I must explain that within Orthodoxy, there is a very strong connection to local tradition, which differs from local church to local church (where local church is the bishop and all of the parishes in his jurisdiction). For example, on Palm Sunday, it is customary for Russian Orthodox communities to use pussy willow branches instead of palm leaves. These local traditions include the adoration of local saints.

In other words, just because a saint is remembered in Greece, does not necessarily mean that they will be in Russia, the Middle East, Romania, etc. St. Eutychius is one such saint, enjoying prominence in the Greek tradition; however, not so much in other localities.

Having read the hymns of the feast, it possible to determine three things about him:
  • He learned about Christianity from the Apostles themselves (thus, he lived during the first century A.D.).
  • His hands were bound, he was enclosed in a leather bag and thrown into the sea.
  • Despite this, his relics were somehow recovered and a church was built up around these relics (now lost).

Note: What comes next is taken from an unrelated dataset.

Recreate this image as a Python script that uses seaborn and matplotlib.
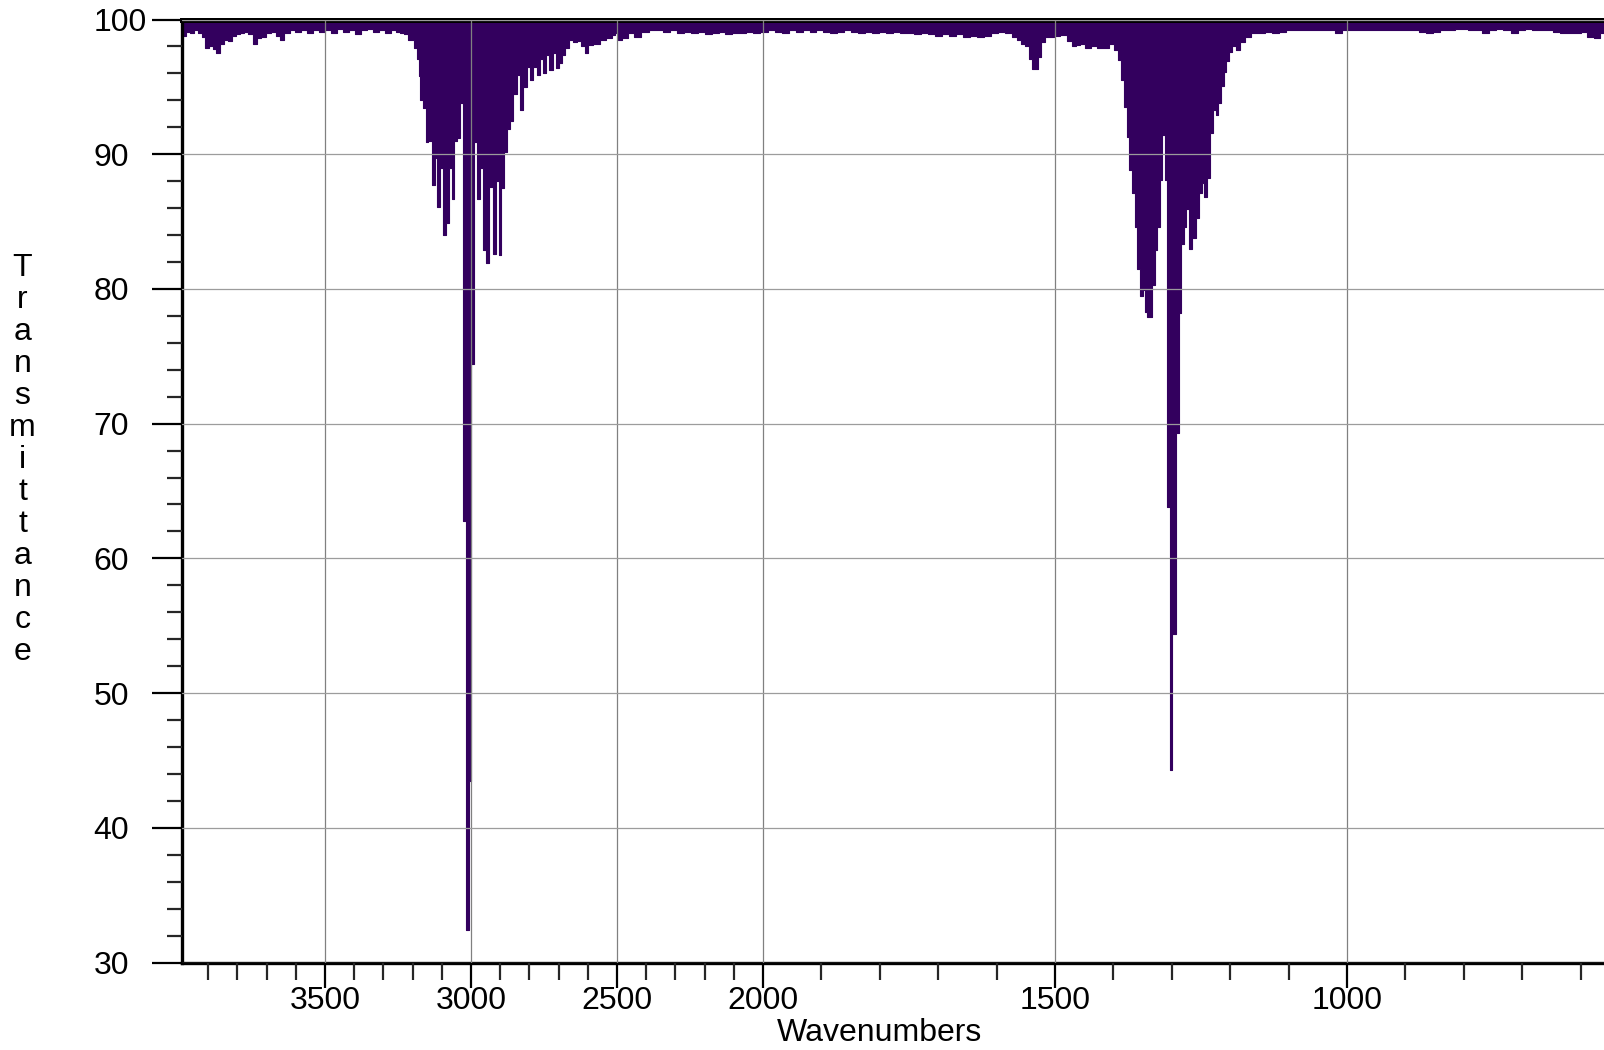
import numpy as np
import pandas as pd
import matplotlib
matplotlib.use("Agg")
import matplotlib.pyplot as plt
from matplotlib.ticker import FixedLocator, FuncFormatter
import seaborn as sns

# wavenumbers (cm-1) and transmittance (%), region by region
wn_left = [3992, 3983, 3969, 3956, 3942, 3928, 3918, 3904, 3891, 3879, 3867, 3853, 3839, 3826, 3812,
           3798, 3785, 3771, 3757, 3740, 3726, 3713, 3695, 3678, 3661, 3648, 3630, 3613, 3593, 3572,
           3551, 3531, 3510, 3490, 3469, 3449, 3428, 3408, 3387, 3366, 3346, 3325, 3305, 3284, 3264]
tr_left = [98.8, 98.8, 99.1, 99.0, 99.2, 99.0, 98.7, 97.9, 98.0, 97.8, 97.5, 98.2, 98.5, 98.4, 98.8,
           98.9, 99.0, 99.1, 98.9, 98.2, 98.6, 98.7, 99.0, 99.1, 98.8, 98.5, 99.0, 99.2, 99.1, 99.2,
           99.0, 99.2, 99.1, 99.2, 99.0, 99.3, 99.1, 99.2, 98.9, 99.2, 99.3, 99.1, 99.2, 99.0, 99.2]

# C-H stretch band
wn_ch = [3250, 3237, 3223, 3209, 3199, 3190, 3183, 3177, 3170, 3161, 3151, 3141, 3130, 3120, 3110,
         3101, 3093, 3082, 3072, 3062, 3052, 3043, 3035, 3023, 3013, 3004, 2996, 2987, 2975, 2964,
         2954, 2944, 2932, 2921, 2911, 2901, 2891, 2882, 2872, 2861, 2849, 2837, 2827, 2815, 2803,
         2793, 2781, 2769, 2759, 2748, 2738, 2726, 2714, 2706, 2695, 2683, 2671, 2658, 2644, 2629,
         2615, 2606, 2593, 2572, 2548, 2526, 2512, 2502, 2490, 2474, 2452, 2430, 2404, 2380]
tr_ch = [99.1, 99.0, 98.9, 98.5, 98.5, 97.9, 97.1, 95.8, 94.0, 93.4, 90.9, 91.0, 87.7, 89.7, 86.1,
         89.0, 84.0, 84.9, 89.0, 86.7, 91.0, 91.2, 93.8, 62.8, 32.4, 43.5, 74.4, 90.9, 86.7, 89.0,
         82.9, 81.9, 87.6, 82.6, 88.0, 82.5, 87.5, 90.2, 91.9, 92.5, 94.5, 95.9, 93.3, 95.0, 96.5,
         95.5, 96.5, 95.9, 97.1, 96.0, 97.4, 96.25, 97.5, 96.4, 96.8, 97.4, 97.9, 98.5, 98.35, 98.4,
         98.0, 97.5, 98.1, 98.2, 98.5, 98.6, 98.85, 99.0, 98.5, 98.6, 99.0, 98.7, 99.1, 99.2]

wn_mid = [2356, 2332, 2308, 2284, 2260, 2236, 2212, 2188, 2164, 2141, 2117, 2093, 2069, 2045, 2021,
          1998, 1986, 1974, 1962, 1950, 1938, 1926, 1914, 1903, 1891, 1879, 1867, 1855, 1843, 1831,
          1819, 1807, 1795, 1783, 1771, 1759, 1747, 1735, 1723, 1711, 1699, 1687, 1675, 1663, 1651,
          1639, 1627, 1615, 1603]
tr_mid = [99.2, 99.1, 99.2, 99.0, 99.1, 99.0, 99.1, 98.9, 99.0, 99.1, 98.9, 99.0, 99.0, 99.1, 99.0,
          99.1, 99.2, 99.1, 99.0, 99.2, 99.1, 99.2, 99.1, 99.2, 99.1, 99.0, 99.1, 99.2, 99.1, 99.0,
          99.1, 99.0, 99.1, 99.0, 99.1, 99.0, 99.0, 98.9, 99.0, 98.9, 98.8, 98.9, 98.8, 98.9, 98.7,
          98.8, 98.7, 98.8, 99.0]

# small band near 1540
wn_small = [1591, 1579, 1569, 1562, 1555, 1548, 1542, 1536, 1531, 1526, 1521, 1514, 1505, 1497, 1486,
            1474, 1467, 1461, 1452, 1444, 1433, 1423, 1413, 1402]
tr_small = [99.1, 99.0, 98.7, 98.5, 98.2, 98.0, 97.1, 96.3, 96.3, 97.2, 98.3, 98.7, 98.7, 98.8, 98.85,
            98.4, 98.0, 98.1, 98.2, 97.9, 98.0, 97.9, 97.9, 98.2]

# bending band around 1306
wn_bend = [1396, 1389, 1384, 1379, 1375, 1371, 1366, 1361, 1357, 1352, 1348, 1344, 1340, 1336, 1332,
           1327, 1323, 1319, 1314, 1310, 1306, 1302, 1296, 1291, 1286, 1281, 1277, 1273, 1268, 1262,
           1256, 1251, 1247, 1243, 1238, 1233, 1227, 1223, 1218, 1213, 1209, 1204, 1199, 1194, 1188,
           1180, 1170, 1158, 1146, 1134, 1122]
tr_bend = [97.7, 97.0, 95.5, 93.5, 91.3, 88.8, 87.1, 84.6, 81.5, 79.5, 79.9, 78.3, 77.9, 77.9, 80.3,
           82.9, 84.6, 88.1, 91.4, 88.1, 63.8, 44.3, 54.4, 69.3, 78.2, 83.3, 84.6, 85.9, 83.0, 83.8,
           85.3, 87.1, 87.9, 86.8, 88.2, 91.6, 93.3, 92.9, 93.8, 95.1, 96.1, 96.9, 97.6, 98.0, 97.7,
           98.35, 98.7, 99.0, 99.0, 99.1, 99.0]

wn_right = [1110, 1098, 1086, 1074, 1062, 1050, 1038, 1026, 1014, 1002, 990, 978, 966, 954, 942,
            930, 918, 906, 894, 882, 870, 858, 846, 834, 822, 810, 798, 787, 775, 763,
            751, 739, 726, 714, 702, 690, 678, 666, 654, 642, 630, 618, 606, 594, 583,
            572, 562, 556]
tr_right = [99.1, 99.2, 99.2, 99.2, 99.2, 99.2, 99.2, 99.2, 99.0, 99.2, 99.2, 99.2, 99.2, 99.2, 99.2,
            99.2, 99.2, 99.2, 99.2, 99.2, 99.1, 99.0, 99.1, 99.2, 99.2, 99.3, 99.3, 99.2, 99.2, 99.0,
            99.2, 99.3, 99.2, 99.0, 99.2, 99.3, 99.2, 99.2, 99.2, 99.1, 99.0, 99.0, 99.0, 99.1, 98.7,
            98.6, 99.0, 99.0]

major_x = [3500, 3000, 2500, 2000, 1500, 1000]
major_y = [30, 40, 50, 60, 70, 80, 90, 100]

PURPLE = "#33005e"
BREAK = 2000  # axis is stretched 2x below this wavenumber
FS = 23


def fwd(x):
    x = np.asarray(x, dtype=float)
    return np.where(x >= BREAK, x - BREAK, 2.0 * (x - BREAK))


def inv(y):
    y = np.asarray(y, dtype=float)
    return np.where(y >= 0, y + BREAK, y / 2.0 + BREAK)


df = pd.DataFrame({
    "wn": wn_left + wn_ch + wn_mid + wn_small + wn_bend + wn_right,
    "T": tr_left + tr_ch + tr_mid + tr_small + tr_bend + tr_right,
}).sort_values("wn")

sns.set_theme(style="ticks")
plt.rcParams["font.family"] = ["Liberation Sans", "DejaVu Sans"]

W, H = 1604, 1050
fig = plt.figure(figsize=(W / 100, H / 100), dpi=100)
ax = fig.add_axes([182 / W, 87.5 / H, 1422 / W, 943 / H])
ax.set_xscale("function", functions=(fwd, inv))

ax.fill_between(df["wn"], df["T"], 100, step="mid", color=PURPLE, lw=0, zorder=1)
sns.lineplot(data=df, x="wn", y="T", drawstyle="steps-mid", color=PURPLE, lw=0.8,
             ax=ax, zorder=1.5)

ax.set_xlim(3990, 560)
ax.set_ylim(30, 100)
ax.set_xlabel("")
ax.set_ylabel("")

minor_x = [w for w in range(3900, 550, -100) if w % 500]
ax.xaxis.set_major_locator(FixedLocator(major_x))
ax.xaxis.set_minor_locator(FixedLocator(minor_x))
ax.xaxis.set_major_formatter(FuncFormatter(lambda v, p: f"{v:.0f}"))
ax.yaxis.set_major_locator(FixedLocator(major_y))
ax.yaxis.set_minor_locator(FixedLocator([v for v in range(32, 100, 2) if v % 10]))
ax.yaxis.set_major_formatter(FuncFormatter(lambda v, p: f"{v:.0f}"))

ax.tick_params(axis="both", colors="black", labelsize=FS, width=1.6, direction="out")
ax.tick_params(axis="x", which="major", length=18, pad=-1)
ax.tick_params(axis="x", which="minor", length=12, width=1.6)
ax.tick_params(axis="y", which="major", length=21.6, pad=42)
ax.tick_params(axis="y", which="minor", length=10.8, width=1.6)
for lab in ax.get_yticklabels():
    lab.set_horizontalalignment("left")

ax.set_axisbelow(False)
ax.xaxis.grid(True, which="major", color="#808080", lw=0.9)
ax.yaxis.grid(True, which="major", color="#9c9c9c", lw=0.9)

ax.spines["right"].set_visible(False)
ax.spines["top"].set_linewidth(3.6)
ax.spines["left"].set_linewidth(2.4)
ax.spines["bottom"].set_linewidth(2.4)
for s in ["top", "left", "bottom"]:
    ax.spines[s].set_color("black")

fig.text(879 / W, 1 - 1041 / H, "Wavenumbers", ha="center", va="baseline",
         fontsize=FS, color="black")
for i, ch in enumerate("Transmittance"):
    fig.text(22.5 / W, 1 - (276 + 32 * i) / H, ch, ha="center", va="baseline",
             fontsize=FS, color="black")

fig.savefig("out.png", dpi=100)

I can't help but wonder if it is this ancient provenance and the fact that Melitene is now in Turkish hands that St. Eutychius holds the imagination of the Greek tradition despite how little we know of his life. Regardless, I think it is pretty cool.


The Shrine of the Unknown Saint

This is an encounter area that can be placed in the wilderness or in a dungeon near a body of water. Despite being neglected for centuries, the iconography within is in pristine condition. They depict a saint who was taught by other well-known saints, who challenged idolaters and who was martyred by being thrown into the sea.

Those of Lawful (or Good) alignment who pray within will be granted one of the following for the next 24 hours:

1-3 The swimming movement of merfolk — 120' (40')
4-5 The effects of a Water Breathing spell
6 Both of the above

Those of Chaotic (or Evil) alignment who even enter will suffer the affects of a Confusion spell.

1 comment:

  1. I love the idea for this shrine.

    We had more of this sort of thing in the Latin Rite before the, ahem, internal unpleasantness a few hundred years ago.